Daaamn George. Damn.

A Master Equestrian

There are some fantastic portraits of Washington mounted on a white steed ready for battle, and by all accounts its where he felt most comfortable. Even one of his biggest critics Thomas Jefferson stated after his passing that he was “the best horseman of his age, and the most graceful figure that could be seen on horseback,”.

In David Hakett Fischer’s Washington’s Crossing he writes:

“George Washington rode up and down the column urging his men forward. Suddenly the general’s horse slipped and started to fall on a steep and icy slope. “While passing a Slanting Slippery bank,” Lieutenant Bostwick remembered, “his excellency’s horse[‘s] hind feet both slip’d from under him.” The animal began to go down. Elisha Bostwick watched in fascination as Washington locked his fingers in the animal’s mane and hauled up its heavy head by brute force. He shifted its balance backward just enough to allow the horse to regain its hind footing on the treacherous road. Bostwick wrote that the general “seiz’d his horses Mane and the Horse recovered.” It was an extraordinary feat of strength, skill and timing; and another reason why his soldiers stood in awe of this man.”

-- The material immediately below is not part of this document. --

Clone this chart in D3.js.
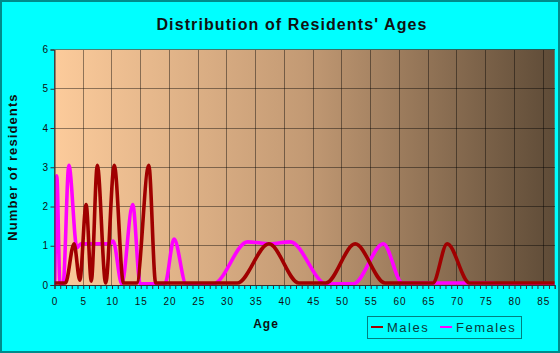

Washington was a fearless commander in chief. Unlike most of today’s politicians, who consider a big risk not wearing sunblock on the golf course, Washington quite literally risked life and limb to fight for his country. Not only did he fight along side his men, he quite literally would lead the charge, rising up on his horse and charging forward even as bullets whizzed past. In 1775, at the Battle of Monongahela he reportedly survived the battle with four bullet holes in his coat from close calls, and two dead horses, shot out right from beneath him. Talk about close calls.